No entanto, ainda é preciso esperar pelo anúncio do novo valor do salário mínimo para clarificar se o mínimo de existência serão 9215,01 euros ou se o tecto será mais alto. A explicação para isso está no facto de o código do IRS conter uma salvaguarda que estabelece que o valor de rendimento líquido de IRS (o tal mínimo de existência) não pode ser inferior ao valor anual da retribuição mínima garantida.
As quatro propostas do PCP para o IRS
A bancada do PCP tem quatro iniciativas na área do IRS — “medidas fiscais dirigidas especificamente aos rendimentos mais baixos e intermédios”, sintetiza o deputado Duarte Alves.
Além da solução de aumentar o valor do mínimo de existência, propõe um desagravamento do imposto para os rendimentos baixos e intermédios, através de uma combinação de outras medidas.
O objectivo, diz o deputado, é “devolver rendimento às populações”, para que possam consumir e desenvolver a actividade económica. “Além da visão da justiça fiscal, é uma questão de aumento do rendimento disponível da economia”, salienta.
Numa das iniciativas, a bancada comunista volta a propor um aumento do número dos escalões, iniciativa que dificilmente avançará agora, porque o PS não a tem no horizonte para 2021.
Outra proposta (no cenário em que se mantêm os patamares de rendimento actuais) passa por actualizar os limites dos escalões em 0,7%, à taxa de inflação prevista pelo Governo para 2021, para evitar uma perda de poder de compra (a bancada do PCP defende que, “de ano para ano”, os limites “devem ser actualizados para garantir que, em termos relativos, o imposto cobrado não aumenta com os aumentos dos salários e das pensões”).
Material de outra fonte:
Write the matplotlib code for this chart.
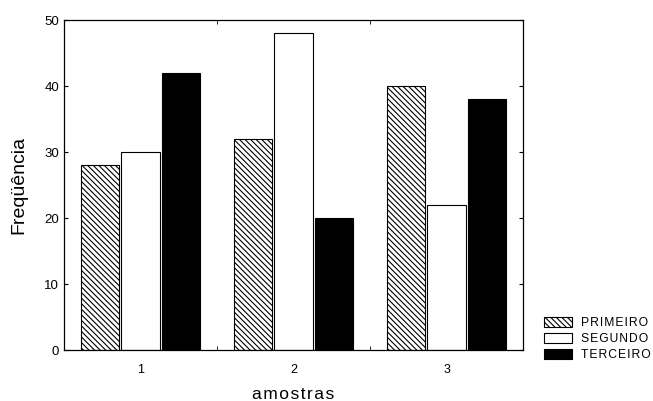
import matplotlib
matplotlib.use("Agg")
import matplotlib.pyplot as plt
import numpy as np

categories = ["1", "2", "3"]
primeiro = [28, 32, 40]
segundo = [30, 48, 22]
terceiro = [42, 20, 38]
series_names = ["PRIMEIRO", "SEGUNDO", "TERCEIRO"]

plt.rcParams['font.family'] = ['Liberation Sans', 'DejaVu Sans']
plt.rcParams['hatch.linewidth'] = 0.8

fig = plt.figure(figsize=(6.53, 4.01), dpi=100)
ax = fig.add_axes([0.098, 0.127, 0.703, 0.823])

x = np.arange(len(categories))
w = 0.252
step = 0.265
b1 = ax.bar(x - step, primeiro, w, facecolor='white', edgecolor='black', hatch='\\\\\\\\\\\\', linewidth=0.8, label=series_names[0])
b2 = ax.bar(x, segundo, w, facecolor='white', edgecolor='black', linewidth=0.8, label=series_names[1])
b3 = ax.bar(x + step, terceiro, w, facecolor='black', edgecolor='black', linewidth=0.8, label=series_names[2])

ax.set_xlim(-0.5, 2.5)
ax.set_ylim(0, 50)
ax.set_xticks(x)
ax.set_xticklabels(categories)
ax.set_xticks([0.5, 1.5], minor=True)
ax.tick_params(axis='x', which='major', length=0, labelsize=9, pad=10)
ax.tick_params(axis='x', which='minor', length=3, direction='in', top=True)
ax.set_yticks([0, 10, 20, 30, 40, 50])
ax.tick_params(axis='y', direction='in', length=3, right=True, labelsize=9.5)
for s in ax.spines.values():
    s.set_linewidth(0.9)

ax.set_ylabel("Freqüência", fontsize=14, labelpad=12)
ax.set_xlabel("\u200a".join("amostras"), fontsize=12.5, labelpad=8)

fig.legend(handles=[b1, b2, b3], labels=["\u200a".join(n) for n in series_names],
           loc='lower left', bbox_to_anchor=(0.816, 0.072), frameon=False, fontsize=8.7,
           handlelength=2.35, handleheight=0.95, handletextpad=0.75, labelspacing=0.3)

fig.savefig("out.png", dpi=100)
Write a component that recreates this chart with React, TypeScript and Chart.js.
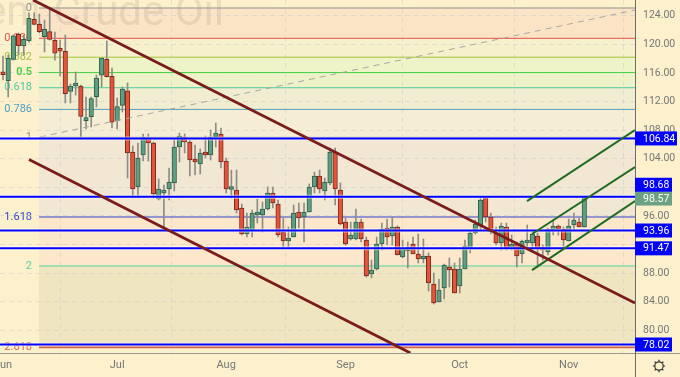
import React, { useEffect, useRef } from "react";
import { Chart, registerables } from "chart.js";

Chart.register(...registerables);

const opens = [116.03,114.91,117.9,121.4,119.77,120.5,123.5,122.8,121.07,121.77,120.56,119.44,119.03,113.43,114.17,114.17,109.32,109.88,112.68,115.67,117.9,115.53,109.32,111.47,113.5,104.94,100.05,104.52,106.9,106.2,98.37,99.21,99.77,100.61,105.64,107.04,106.34,103.82,103.26,104.66,104.52,107.04,107.46,103.68,99.7,99.63,97.11,93.47,94.03,96.13,96.13,96.97,99.21,97.67,93.75,92.49,93.05,96.55,95.85,96.55,100.05,101.58,99.49,100.61,104.94,99.63,95.15,92.77,92.77,95.15,92.63,87.88,88.58,92.07,94.31,93.19,94.45,90.26,91.1,92.07,90.68,89.98,90.4,86.48,83.96,85.92,88.86,88.58,86.2,88.58,91.52,93.61,94.59,98.51,95.85,93.61,92.21,94.45,91.65,92.07,90.68,92.21,92.21,93.19,91.51,90.96,94.03,94.45,94.17,92.49,94.73,95.15,94.45];
const highs = [118.37,118.51,121.3,121.58,121.3,124.4,124.4,124.24,123.4,125.08,121.72,120.6,121.3,114.45,116.13,114.3,112.63,112.63,115.71,118.09,120.47,116.69,112.49,114.03,114.6,105.78,106.2,107.46,107.46,106.34,101.17,100.33,102.7,106.62,107.6,107.46,106.62,105.92,105.36,107.18,108.02,109,108.3,104.1,102.4,102.42,97.67,96.41,96.83,98.37,97.95,100.05,100.05,98.23,95.71,94.45,97.53,97.81,97.81,100.47,102.14,102.42,101.3,105.5,105.5,100.61,95.71,95.15,96.97,95.57,93.05,89.84,93.05,95.01,95.57,95.85,94.59,92.63,92.35,93.05,93.47,92.77,90.82,88.02,87.18,89.28,90.12,89.42,90.12,92.63,93.89,95.43,98.51,98.51,96.41,94.45,95.01,95.01,93.33,92.35,92.63,94.73,93.61,93.61,91.93,94.31,95.43,94.73,94.45,95.57,96.41,95.71,98.79];
const lows = [115.01,112.63,117.8,118.5,118.5,120.3,122.7,121.58,118.93,120.6,117.8,115.57,111.8,111.8,112.9,107.04,108.16,108.44,111.24,114.03,115.43,108.3,108.16,110.54,101.3,98.51,98.51,103.68,103.68,98.51,98.23,94.45,98.23,99.49,103.54,104.8,101.58,101.72,101.86,104.1,103.82,105.64,102.7,99.21,98.5,96.41,93.33,93.05,93.05,95.01,93.75,96.83,97.11,93.05,91.65,91.65,93.05,94.31,92.35,96.55,99.21,99.21,98.23,100.33,97.53,94.73,91.93,92.63,92.63,92.35,87.46,87.32,88.44,91.23,91.93,91.93,90.54,90.12,88.72,90.68,89.42,89.42,85.5,83.68,83.96,84.38,86.06,85.22,85.22,88.58,90.82,93.47,94.03,95.15,93.47,91.93,91.23,91.23,91.23,88.86,89.42,91.23,90.96,88.86,89.84,90.54,93.33,93.33,91.51,92.49,94.03,94.45,94.45];
const closes = [115.75,118.05,121.2,119.8,120.7,123.64,122.8,121.77,122.1,120.7,118.75,119.03,113.1,114.17,114.55,109.93,109.65,112.4,115.29,118.09,115.47,109.1,111.28,113.75,104.8,99.77,104.1,107.04,106.2,99.07,99.77,99.63,100.75,105.64,107.18,106.34,103.82,103.54,104.8,104.52,107.04,107.6,103.54,99.77,99.8,96.83,93.47,94.45,96.41,96.41,96.97,99.21,97.81,93.33,92.49,92.91,96.41,95.71,96.55,100.05,101.58,99.77,100.75,104.94,99.77,94.87,92.07,93.33,95.15,92.77,87.6,88.44,92.07,94.17,93.05,94.45,90.54,91.51,91.65,90.68,89.98,90.26,86.62,83.82,85.64,89.14,88.44,85.22,88.58,91.79,93.61,94.87,98.23,95.85,93.75,92.21,94.59,91.52,91.79,90.4,92.49,92.63,93.47,91.37,91.23,94.17,94.59,94.17,92.63,94.59,95.43,94.45,98.51];

const monthTicks = [0, 22, 43, 66, 88, 109];
const monthLabels = ["Jun", "Jul", "Aug", "Sep", "Oct", "Nov"];
const priceTicks = [124, 120, 116, 112, 108, 104, 100, 96, 92, 88, 84, 80];
const hiddenPriceLabels = [100, 92];

const fibLabels = ["0", "0.236", "0.382", "0.5", "0.618", "0.786", "1", "1.618", "2", "2.618"];
const fibValues = [125.08, 120.84, 118.2, 116.05, 113.93, 110.9, 107.0, 95.85, 89.0, 77.65];
const fibColors = ["#8f8f8f", "#e2504a", "#a4c23e", "#45d045", "#4fc9a0", "#4e9fc4", "#8f8f8f", "#3344cc", "#5ad2a4", "#d2654f"];
const fibBands = ["#fbe4c6", "#f6f0cc", "#eef3c8", "#edf2c8", "#f1edd0", "#f6eed4", "#f2e7d3", "#fde7cb", "#efe5c0"];

const supportLevels = [106.84, 98.68, 93.96, 91.47, 78.02];
const lastPrice = 98.57;
const tagNudges = [0, -12, 1, 0, 0];

const downA = [{ x: 5.78, y: 126.2 }, { x: 121.77, y: 83.82 }];
const downB = [{ x: 5.01, y: 103.9 }, { x: 78.5, y: 76.83 }];
const upA = [{ x: 100.96, y: 98.08 }, { x: 121.77, y: 108.0 }];
const upB = [{ x: 101.93, y: 93.47 }, { x: 121.77, y: 102.84 }];
const upC = [{ x: 101.93, y: 88.43 }, { x: 121.77, y: 98.08 }];
const fibDiagonal = [{ x: 7.13, y: 107.04 }, { x: 121.77, y: 124.8 }];

const X_MIN = -0.578;
const X_MAX = 121.77;
const FIB_START = 6.94;
const Y_MIN = 76.83;
const Y_MAX = 126.2;

const FONT = "Roboto";
const BG = "#fdf1cd";

const decor = {
  id: "decor",
  beforeDraw(chart: any) {
    const { ctx, scales, width, height, chartArea } = chart;
    const { x, y } = scales;
    ctx.save();
    ctx.fillStyle = BG;
    ctx.fillRect(0, 0, width, height);
    const left = x.getPixelForValue(FIB_START);
    fibBands.forEach((c, i) => {
      const top = y.getPixelForValue(fibValues[i]);
      const bot = y.getPixelForValue(fibValues[i + 1]);
      ctx.fillStyle = c;
      ctx.fillRect(left, top, chartArea.right - left, bot - top);
    });
    ctx.font = `42px ${FONT}`;
    ctx.fillStyle = "rgba(120,100,80,0.14)";
    ctx.textAlign = "right";
    ctx.textBaseline = "alphabetic";
    ctx.fillText("Brent Crude Oil", 224, 25);
    ctx.textBaseline = "middle";
    fibLabels.forEach((t, i) => {
      ctx.fillStyle = fibColors[i];
      ctx.font = t === "0.5" ? `bold 11px ${FONT}` : `11px ${FONT}`;
      ctx.fillText(t, 32, y.getPixelForValue(fibValues[i]));
    });
    ctx.restore();
  },
  afterDraw(chart: any) {
    const { ctx, scales, width, height, chartArea } = chart;
    const { y } = scales;
    ctx.save();
    ctx.strokeStyle = "#9a9a90";
    ctx.lineWidth = 1;
    ctx.beginPath();
    ctx.moveTo(0, chartArea.bottom + 0.5);
    ctx.lineTo(width, chartArea.bottom + 0.5);
    ctx.stroke();
    ctx.strokeStyle = "#6d6d66";
    ctx.beginPath();
    ctx.moveTo(chartArea.right + 0.5, 0);
    ctx.lineTo(chartArea.right + 0.5, height);
    ctx.stroke();
    ctx.textBaseline = "middle";
    ctx.textAlign = "left";
    const tag = (v: number, nudge: number, fill: string, w: number) => {
      const cy = y.getPixelForValue(v) + nudge;
      ctx.fillStyle = fill;
      ctx.fillRect(chartArea.right, cy - 7, w, 14);
      ctx.fillStyle = "#ffffff";
      ctx.font = `10.5px ${FONT}`;
      ctx.fillText(v.toFixed(2), chartArea.right + 8, cy + 0.5);
    };
    tag(lastPrice, tagNudges[2], "#6ca183", 37);
    supportLevels.forEach((v, i) => {
      const nudge = i === 2 ? 0 : tagNudges[i];
      tag(v, nudge, "#0000ff", v > 100 ? 42 : 37);
    });
    const gx = 659;
    const gy = 366;
    ctx.strokeStyle = "#333333";
    ctx.lineWidth = 1.2;
    ctx.beginPath();
    ctx.arc(gx, gy, 4.2, 0, Math.PI * 2);
    for (let i = 0; i < 8; i++) {
      const a = (i * Math.PI) / 4;
      ctx.moveTo(gx + Math.cos(a) * 4.2, gy + Math.sin(a) * 4.2);
      ctx.lineTo(gx + Math.cos(a) * 6.2, gy + Math.sin(a) * 6.2);
    }
    ctx.stroke();
    ctx.restore();
  },
};

export default function App() {
  const ref = useRef<HTMLCanvasElement | null>(null);
  useEffect(() => {
    const idx = opens.map((_, i) => i);
    const up = idx.map((i) => closes[i] >= opens[i]);
    const straight = (pts: any[], color: string, w: number, order: number, dash?: number[]) => ({
      type: "line",
      data: pts,
      borderColor: color,
      borderWidth: w,
      pointRadius: 0,
      borderDash: dash || [],
      order,
    });
    const level = (v: number, from: number) => [{ x: from, y: v }, { x: X_MAX, y: v }];
    const datasets: any[] = [
      ...fibValues.map((v, i) =>
        straight(level(v, FIB_START), fibColors[i], i === 9 ? 2 : 1, 40)
      ),
      {
        type: "bar",
        data: idx.map((i) => ({ x: i, y: [lows[i], highs[i]] })),
        backgroundColor: "#8d8d86",
        borderWidth: 0,
        barThickness: 1,
        grouped: false,
        order: 30,
      },
      {
        type: "bar",
        data: idx.map((i) => ({ x: i, y: [opens[i], closes[i]] })),
        backgroundColor: up.map((u) => (u ? "#5f9e80" : "#e2553c")),
        borderColor: up.map((u) => (u ? "#2f5f49" : "#7a2a1c")),
        borderWidth: 1,
        borderSkipped: false,
        barThickness: 4.5,
        minBarLength: 3,
        grouped: false,
        order: 20,
      },
      straight(fibDiagonal, "#a8a8a0", 1, 15, [6, 5]),
      straight(level(lastPrice, X_MIN), "#5e8a70", 1, 14, [1, 2]),
      ...supportLevels.map((v) => straight(level(v, X_MIN), "rgba(255,255,255,0.55)", 4, 12)),
      ...supportLevels.map((v) => straight(level(v, X_MIN), "#0000ff", 2, 10)),
      straight(downA, "#7b1c1c", 2.8, 5),
      straight(downB, "#7b1c1c", 2.8, 5),
      straight(upA, "#1f6b22", 2, 5),
      straight(upB, "#1f6b22", 2, 5),
      straight(upC, "#1f6b22", 2, 5),
    ];
    const chart = new Chart(ref.current as HTMLCanvasElement, {
      type: "bar",
      data: { datasets },
      plugins: [decor],
      options: {
        animation: false,
        responsive: false,
        events: [],
        layout: { padding: 0 },
        plugins: { legend: { display: false }, tooltip: { enabled: false } },
        scales: {
          x: {
            type: "linear",
            min: X_MIN,
            max: X_MAX,
            offset: false,
            grid: { color: "rgba(205,205,205,0.55)", drawTicks: false },
            border: { display: false, dash: [5, 4] },
            afterBuildTicks: (s: any) => {
              s.ticks = monthTicks.map((value) => ({ value }));
            },
            afterFit: (s: any) => {
              s.height = 24;
              s.paddingLeft = 0;
              s.paddingRight = 0;
            },
            ticks: {
              autoSkip: false,
              maxRotation: 0,
              padding: 6,
              color: "#767676",
              font: { family: FONT, size: 11 },
              callback: (v: any) => monthLabels[monthTicks.indexOf(v)],
            },
          },
          y: {
            type: "linear",
            position: "right",
            min: Y_MIN,
            max: Y_MAX,
            grid: { color: "rgba(205,205,205,0.55)", drawTicks: false },
            border: { display: false, dash: [5, 4] },
            afterBuildTicks: (s: any) => {
              s.ticks = priceTicks.map((value) => ({ value }));
            },
            afterFit: (s: any) => {
              s.width = 45;
              s.paddingTop = 0;
              s.paddingBottom = 0;
            },
            ticks: {
              padding: 8,
              color: "#767676",
              font: { family: FONT, size: 10.5 },
              callback: (v: any) => (hiddenPriceLabels.includes(v) ? "" : Number(v).toFixed(2)),
            },
          },
        },
      } as any,
    } as any);
    return () => chart.destroy();
  }, []);
  return (
    <div style={{ position: "fixed", left: 0, top: 0 }}>
      <canvas ref={ref} width={680} height={377} style={{ display: "block" }} />
    </div>
  );
}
Ainda não é claro se tem condições para ser aprovada, porque o PS ainda não se pronunciou sobre a iniciativa.
O PCP propõe ainda aumentar a dedução específica que permite isentar de IRS uma parcela dos rendimentos do trabalho dependente e das pensões. A ideia é indexar a dedução específica ao IAS, assumindo a fórmula 0,7 x 14 x IAS (a dedução passaria para 4300,34 euros, mais 196 euros do que actualmente).